(YOUR TASK): Pictures are not part of the copy. Give again exactly the lines from the one with "Emit a Python" to the one with "from matplotlib.patches import Rectangle", inclusive.

* begin PROVIDED RECORDS *

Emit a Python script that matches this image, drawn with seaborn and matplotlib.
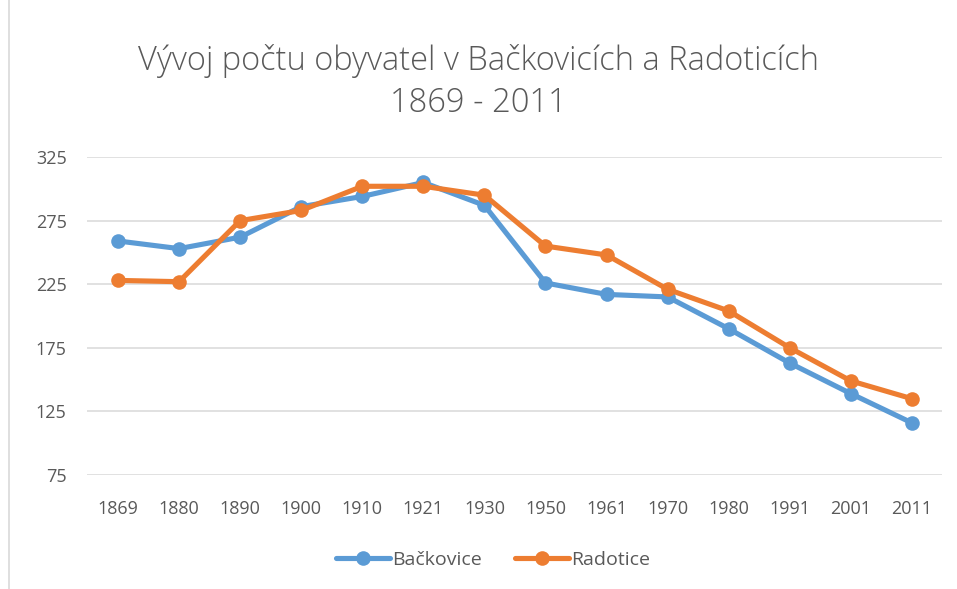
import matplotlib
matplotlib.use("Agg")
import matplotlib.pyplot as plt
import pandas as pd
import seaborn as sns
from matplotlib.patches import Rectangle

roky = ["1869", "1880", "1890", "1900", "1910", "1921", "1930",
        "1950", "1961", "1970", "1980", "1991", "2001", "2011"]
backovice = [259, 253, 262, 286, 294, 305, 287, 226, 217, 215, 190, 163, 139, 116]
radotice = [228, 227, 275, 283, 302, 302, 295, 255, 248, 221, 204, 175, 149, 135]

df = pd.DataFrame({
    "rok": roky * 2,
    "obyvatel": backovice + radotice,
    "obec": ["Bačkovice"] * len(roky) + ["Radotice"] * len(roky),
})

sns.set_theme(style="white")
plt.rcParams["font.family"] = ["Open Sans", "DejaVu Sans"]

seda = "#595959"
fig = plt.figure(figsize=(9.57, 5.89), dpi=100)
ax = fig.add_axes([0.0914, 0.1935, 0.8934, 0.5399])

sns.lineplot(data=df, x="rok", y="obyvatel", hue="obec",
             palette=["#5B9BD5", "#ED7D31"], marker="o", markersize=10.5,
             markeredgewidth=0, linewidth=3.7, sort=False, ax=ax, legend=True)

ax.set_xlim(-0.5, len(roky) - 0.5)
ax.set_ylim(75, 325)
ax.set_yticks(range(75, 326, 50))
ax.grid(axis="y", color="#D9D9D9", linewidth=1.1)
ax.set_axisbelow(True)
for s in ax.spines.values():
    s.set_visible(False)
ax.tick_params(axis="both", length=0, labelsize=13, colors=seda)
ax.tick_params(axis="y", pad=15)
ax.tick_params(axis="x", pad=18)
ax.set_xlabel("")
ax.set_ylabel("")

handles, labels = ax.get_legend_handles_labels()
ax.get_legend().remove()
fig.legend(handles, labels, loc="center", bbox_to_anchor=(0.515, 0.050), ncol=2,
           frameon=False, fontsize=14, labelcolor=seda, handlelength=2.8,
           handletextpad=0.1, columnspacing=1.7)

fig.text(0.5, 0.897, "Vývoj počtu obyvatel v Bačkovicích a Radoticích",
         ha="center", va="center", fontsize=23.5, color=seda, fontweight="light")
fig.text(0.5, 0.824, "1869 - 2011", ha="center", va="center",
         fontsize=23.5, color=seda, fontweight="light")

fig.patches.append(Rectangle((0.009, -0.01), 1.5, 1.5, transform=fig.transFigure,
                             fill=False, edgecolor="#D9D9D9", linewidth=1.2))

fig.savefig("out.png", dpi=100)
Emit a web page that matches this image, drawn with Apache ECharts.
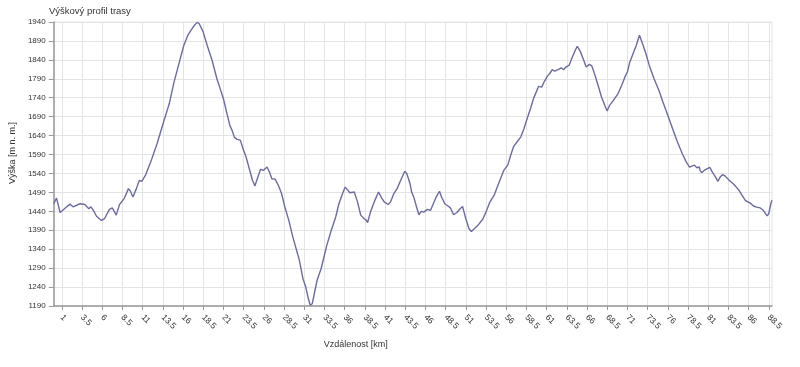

* end PROVIDED RECORDS *
* begin PROVIDED RECORDS *

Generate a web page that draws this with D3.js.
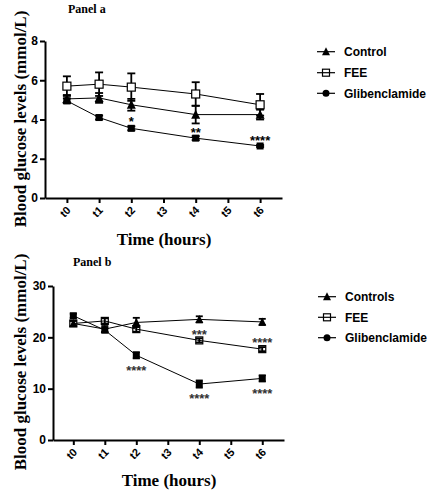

* end PROVIDED RECORDS *

(SOLUTION TO THIS EXERCISE):
Emit a Python script that matches this image, drawn with seaborn and matplotlib.
import matplotlib
matplotlib.use("Agg")
import matplotlib.pyplot as plt
import pandas as pd
import seaborn as sns
from matplotlib.patches import Rectangle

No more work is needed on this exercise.